From the client perspective, a leafnode will periodically checks its local store and poll the
server for those copies whose TTR expired. And the server in reply will send a new TTR
if the file is not modified since. Or a negative reply if the file has been modified. The client
will mark its copy invalid if the server reply is negative. Otherwise the client updates the
file's TTR and proceeds. The client side should provide users an option to "refresh" an
outdated file, which downloads a new copy of the file.
2) Distinct from 1), it is superpeer to periodically check with other superpeers.

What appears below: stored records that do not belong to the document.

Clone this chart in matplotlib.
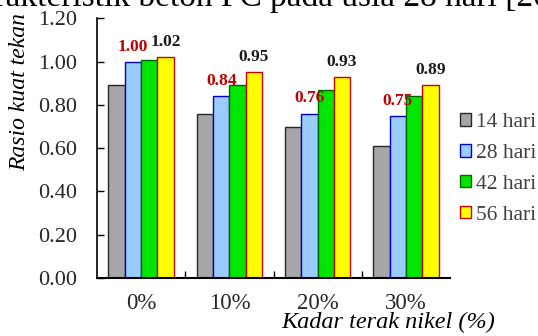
import numpy as np
import matplotlib.pyplot as plt
from matplotlib.patches import Rectangle

plt.rcParams['font.family'] = ['Liberation Serif', 'DejaVu Serif']

# Nickel slag content and strength ratio per curing age
kadar = ['0%', '10%', '20%', '30%']
umur = ['14 hari', '28 hari', '42 hari', '56 hari']
rasio_14 = [0.89, 0.76, 0.70, 0.61]
rasio_28 = [1.00, 0.84, 0.76, 0.75]
rasio_42 = [1.01, 0.89, 0.87, 0.84]
rasio_56 = [1.02, 0.95, 0.93, 0.89]

series = [rasio_14, rasio_28, rasio_42, rasio_56]
faces = ['#A6A6A6', '#99CCFF', '#00E600', '#FFFF00']
edges = ['#262626', '#0000CC', '#006600', '#CC0000']

fig = plt.figure(figsize=(5.38, 3.36), dpi=100)
ax = fig.add_axes([97 / 538, 1 - 278 / 336, 353 / 538, 259.6 / 336])

x = np.arange(len(kadar))
w = 0.185
for i, (vals, fc, ec) in enumerate(zip(series, faces, edges)):
    ax.bar(x + (i - 1.5) * w, vals, w, color=fc, edgecolor=ec, linewidth=1.0)

# value labels: 28-day in red, 56-day in black
for xi, v in zip(x, rasio_28):
    ax.annotate(f'{v:.2f}', (xi - 0.5 * w, v), xytext=(0, 8), textcoords='offset points',
                ha='center', va='baseline', fontsize=12.5, fontweight='bold', color='#C00000')
for xi, v in zip(x, rasio_56):
    ax.annotate(f'{v:.2f}', (xi + 1.5 * w, v), xytext=(0, 8), textcoords='offset points',
                ha='center', va='baseline', fontsize=12.5, fontweight='bold', color='#1a1a1a')

ax.set_xlim(-0.5, 3.5)
ax.set_ylim(0, 1.2)
ax.set_yticks(np.arange(0, 1.21, 0.2))
ax.set_yticklabels([f'{t:.2f}' for t in np.arange(0, 1.21, 0.2)])
ax.set_xticks([0.5, 1.5, 2.5])
ax.set_xticklabels([])
ax.tick_params(axis='x', direction='in', length=5, width=1, color='black')
ax.tick_params(axis='y', direction='in', length=5, width=1, labelsize=16,
               labelcolor='#262626', pad=14)
for xi, lab in zip(x, kadar):
    ax.text(xi, -0.12, lab, ha='center', va='center', fontsize=16.5, color='#262626',
            transform=ax.transData)
ax.spines['top'].set_visible(False)
ax.spines['right'].set_visible(False)
ax.spines['left'].set_linewidth(1.2)
ax.spines['bottom'].set_linewidth(1.5)

fig.text(20 / 538, 1 - 92 / 336, 'Rasio kuat tekan', rotation=90, ha='center', va='center',
         fontsize=17, style='italic', color='black')
fig.text(388 / 538, 1 - 322 / 336, 'Kadar terak nikel (%)', ha='center', va='center',
         fontsize=17.5, style='italic', color='black')

# caption line from the page above
fig.text(262 / 538, 1 - 6 / 336, 'karakteristik beton FC', ha='right', va='baseline',
         fontsize=24, color='black')
fig.text(270 / 538, 1 - 6 / 336, 'pada usia 28 hari [20,21]', ha='left', va='baseline',
         fontsize=24, color='black')

handles = [Rectangle((0, 0), 1, 1, facecolor=fc, edgecolor=ec, linewidth=1.0)
           for fc, ec in zip(faces, edges)]
leg = fig.legend(handles, umur, loc='center left', bbox_to_anchor=(460 / 538, 1 - 169 / 336),
                 frameon=False, fontsize=15.5, handlelength=0.5, handleheight=0.5,
                 handletextpad=0.25, labelspacing=0.55, borderpad=0, borderaxespad=0)
for t in leg.get_texts():
    t.set_color('#404040')

fig.savefig('out.png', dpi=100)
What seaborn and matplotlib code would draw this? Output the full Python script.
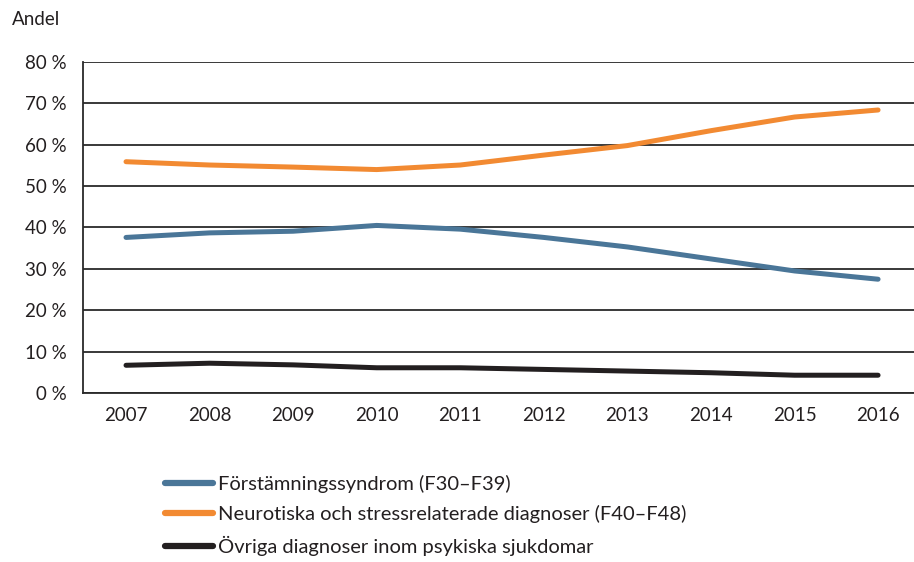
import matplotlib
matplotlib.use("Agg")
import matplotlib.pyplot as plt
import seaborn as sns
import pandas as pd

years = [2007, 2008, 2009, 2010, 2011, 2012, 2013, 2014, 2015, 2016]
forstamning = [37.6, 38.7, 39.1, 40.5, 39.6, 37.6, 35.3, 32.4, 29.5, 27.5]
neurotiska = [55.9, 55.1, 54.6, 54.0, 55.1, 57.5, 59.8, 63.4, 66.7, 68.4]
ovriga = [6.7, 7.2, 6.8, 6.1, 6.1, 5.7, 5.3, 4.9, 4.3, 4.3]

labels = [
    "Förstämningssyndrom (F30–F39)",
    "Neurotiska och stressrelaterade diagnoser (F40–F48)",
    "Övriga diagnoser inom psykiska sjukdomar",
]
colors = ["#4a7698", "#f28a32", "#231f20"]

df = pd.concat([
    pd.DataFrame({"år": years, "andel": vals, "grupp": lab})
    for vals, lab in zip([forstamning, neurotiska, ovriga], labels)
])

sns.set_style("white")
plt.rcParams["font.family"] = ["Lato", "DejaVu Sans"]

fig = plt.figure(figsize=(9.14, 5.62), dpi=100)
ax = fig.add_axes([0.0908, 0.3007, 0.9092, 0.589])

sns.lineplot(data=df, x="år", y="andel", hue="grupp", palette=colors,
             hue_order=labels, linewidth=3.6, ax=ax, legend=False)

ax.set_xlim(2006.485, 2016.43)
ax.set_ylim(0, 80)
ax.set_yticks(range(0, 81, 10))
ax.set_yticklabels([f"{v} %" for v in range(0, 81, 10)], fontsize=13.5, color="#231f20")
ax.set_xticks(years)
ax.set_xticklabels([str(y) for y in years], fontsize=13.5, color="#231f20")
ax.set_xlabel("")
ax.set_ylabel("")
ax.yaxis.grid(True, color="#2a2a2a", linewidth=1.3)
ax.set_axisbelow(True)
for s in ["top", "right"]:
    ax.spines[s].set_visible(False)
ax.spines["left"].set_color("#2a2a2a")
ax.spines["left"].set_linewidth(1.3)
ax.spines["bottom"].set_color("#2a2a2a")
ax.spines["bottom"].set_linewidth(1.3)
ax.tick_params(axis="y", direction="out", length=5, width=1.3, color="#2a2a2a", pad=7)
ax.tick_params(axis="x", length=0, pad=10)

fig.text(0.013, 0.965, "Andel", fontsize=13.5, color="#231f20", va="center")

handles = [plt.Line2D([], [], color=c, linewidth=4.5) for c in colors]
fig.legend(handles, labels, loc="upper left", bbox_to_anchor=(0.172, 0.17),
           frameon=False, fontsize=14.5, handlelength=2.35, handletextpad=0.25,
           labelspacing=0.62, borderaxespad=0, labelcolor="#231f20")

fig.savefig("out.png", dpi=100)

3. Implement both the push and pull based approach as described above but have
configuration parameters that can turn on and off these features.
Other requirements:
• No GUIs are required.
2. Evaluation and Measurement
Use the same topology as in Programming assignment 2. They can be setup on the same machine
(different directories) or different machines. Each leafnode has in its shared directory at least 10
text files of varying sizes (for example 1k, 2k, ..., 10k). Initially only the master copies of the files
4
exist in the system. When a leafnode starts up, it will assume all files in a particular directory are
its owned files (master copies).
In order to perform the experiments, you need to make some changes to the query hit message, i.e.,
in addition to your existing message format, add the last-modified-time of the file found to each
query result. In addition, you may attach a bit indicating whether the message is from the origin
server.
Do the following experiments:
1. Testing the effectiveness of PUSH. Let one peer do queries and downloads (and refreshes)
randomly and collect the query results for each query, statistically compute the percentage
of invalid query results that comes back (we define a query result to be invalid if the
attached last-mod-time is less than that of the query result from the origin server). The
remaining peers simulate modifications of their own files and broadcast invalidations.
Do the same thing with 2, 3, and 4 peers that do queries, downloads, etc. and collects
statistics.
2. Testing the effectiveness of PULL(both 2 ways). Let 2 to 3 leafnodes do queries,
downloads, and refreshes. The remaining leafnodes simulate modifications. Collect
statistics of the percentage of invalid query results.
Do the above under different TTR values, for example: 1 min, 2 min, etc., you may choose
appropriate values depending on the distribution of the modifications.
3. Compare the PULL and PUSH approach. List their advantages, disadvantages, and
applicability respectively.
3. What you will submit
When you have finished implementing the complete assignment as described above, you should
submit your solution to ‘digital drop box’ on blackboard.
Each program must work correctly and be detailed in-line documented. You should hand in:
1. A copy of the output generated by running your program.
2. A separate (typed) document of approximately 2-4 pages describing the overall program
design, a description of "how it works", and design tradeoffs considered and made. Also
describe possible improvements and extensions to your program (and sketch how they
might be made).
3. Source Code: You must hand in all your source codes.
4. A program listing containing in-line documentation. Please put comments around where
you made changes, for example:
/*--------- start change ----------*/
...
/*--------- end change ----------*/
5
5. A separate description of the tests you ran on your program to convince yourself that it is
indeed correct. Also describe any cases for which your program is known not to work
correctly.
6. Performance results.
7. Problem report: if your code does not work or does not work correctly, you should report
this.
Please put all of the above into one .zip or .tar file, and upload it to ‘digital drop box’ on blackboard.
The name of .zip or .tar should follow this format:
Section_LastName_FirstName_PA3.zip.
4. Grading policy for all programming assignments
• Source Code and Program Listing
o works correctly ------------- 50%
o in-line documentation -------- 15%
• Design Document
o quality of design ------------ 15%
o understandability of doc ------- 10%
• Thoroughness of test cases ---------- 10%
Grades for late programs will be lowered 20 points per day late.